Signs of decline can easily be spotted and usually long enough before it creates a crisis. But as McGrath identifies, the measurements for decline are not the usual routine operational measurements. She lists the categories of declines as:
- Diminishing Returns to Innovation – next generation innovations start to be smaller and smaller improvements in the user’s experience
- Increasing Commoditization – alternatives start to be increasingly acceptable to potential customers
- Diminishing Returns to Capital Employment – growth rates in certain portfolio offerings begin to perform below an acceptable target
Once a portfolio business becomes a candidate for shifting resources or divestiture, you have to act quickly to conserve the value as it declines. McGrath identifies three reasons a business should be removed from the corporate portfolio:
- Capability-Offering is core – the offering is heading for obsolescence, but customers, suppliers, and the organization need to be transitioned to a new platform or service offering
- Capability-Offering has value, but not for us – divest for reasonable prices
- Capability-Offering is in decline – optimum pay for customer support while decreasing investment
Of course, to complicate each of these reasons and actions is the element of time. If there is relatively little time pressure, then the delineated approach can work in a deliberate fashion, but if time pressure exists, the response becomes more urgent. A migration becomes a divestiture, divesting for reasonable prices become bargain prices, and continuing support becomes transitional in an end-game.

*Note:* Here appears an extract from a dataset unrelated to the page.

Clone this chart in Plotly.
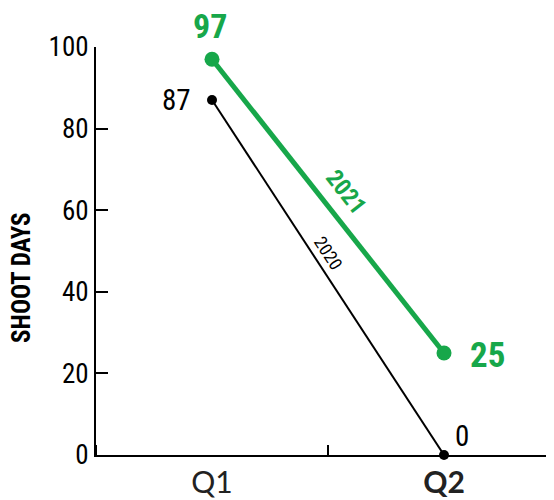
import plotly.graph_objects as go

quarters = ["Q1", "Q2"]
x_idx = [0, 1]
days_2020 = [87, 0]
days_2021 = [97, 25]
tick_labels = ["Q1", "<b>Q2</b>"]
y_ticks = [0, 20, 40, 60, 80, 100]

GREEN = "#17a74a"
COND = "Roboto Condensed, Open Sans Condensed, sans-serif"

fig = go.Figure()
fig.add_trace(go.Scatter(x=x_idx, y=days_2020, mode="lines+markers",
                         line=dict(color="black", width=2),
                         marker=dict(color="black", size=10), cliponaxis=False,
                         hoverinfo="skip", showlegend=False))
fig.add_trace(go.Scatter(x=x_idx, y=days_2021, mode="lines+markers",
                         line=dict(color=GREEN, width=5),
                         marker=dict(color=GREEN, size=15), cliponaxis=False,
                         hoverinfo="skip", showlegend=False))

# value labels
fig.add_annotation(x=x_idx[0], y=days_2021[0], text=f"{days_2021[0]}", showarrow=False,
                   yshift=33, xshift=-2, font=dict(family=COND, size=34, weight=700, color=GREEN))
fig.add_annotation(x=x_idx[1], y=days_2021[1], text=f"{days_2021[1]}", showarrow=False,
                   xshift=43, yshift=-2, font=dict(family=COND, size=35, weight=700, color=GREEN))
fig.add_annotation(x=x_idx[0], y=days_2020[0], text=f"{days_2020[0]}", showarrow=False,
                   xshift=-36, yshift=0, font=dict(family=COND, size=29, color="black"))
fig.add_annotation(x=x_idx[1], y=days_2020[1], text=f"{days_2020[1]}", showarrow=False,
                   xshift=18, yshift=19, font=dict(family=COND, size=29, color="black"))

# series labels along lines
fig.add_annotation(x=0.578, y=64.5, text="2021", showarrow=False, textangle=51.7,
                   font=dict(family=COND, size=24, weight=700, color=GREEN))
fig.add_annotation(x=0.502, y=49.3, text="2020", showarrow=False, textangle=57,
                   font=dict(family=COND, size=18, color="black"))

# axis title
fig.add_annotation(xref="paper", yref="y", x=-0.1616, y=43.4, xanchor="center", yanchor="middle",
                   text="SHOOT DAYS", showarrow=False,
                   textangle=-90, font=dict(family=COND, size=25, weight=700, color="black"))

# page body has an 8px default margin, so the figure is sized to end at the window edge
fig.update_layout(
    width=546, height=492,
    margin=dict(l=88, r=0, t=39, b=45),
    plot_bgcolor="white", paper_bgcolor="white",
    xaxis=dict(range=[-0.5, 1.474], tickvals=x_idx, ticktext=tick_labels,
               showgrid=False, zeroline=False, showline=True, linecolor="black", linewidth=2,
               ticks="", ticklabelstandoff=0, automargin=False,
               tickfont=dict(family="Lato, Noto Sans, sans-serif", size=30, color="#222"),
               minor=dict(tick0=0.5, dtick=1, ticks="inside", ticklen=10, tickcolor="black", tickwidth=2)),
    yaxis=dict(range=[0, 100], tickvals=y_ticks, showgrid=False, zeroline=False,
               showline=True, linecolor="black", linewidth=2, automargin=False,
               ticks="inside", ticklen=12, tickwidth=2, tickcolor="black",
               tickfont=dict(family=COND, size=27, color="black")),
)
fig.write_html("out.html")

To equip your business to prune in a healthy manner, McGrath recommends that you identify the warning signs of decline, create metrics to highlight the import, and once the decision for disengagement has been made, pick the appropriate approach in accordance with value to the business, the reason for decline, and the pressure of time.
Pruning your business is an important on-going strategic action for businesses who desire to build and exploit transient competitive advantages.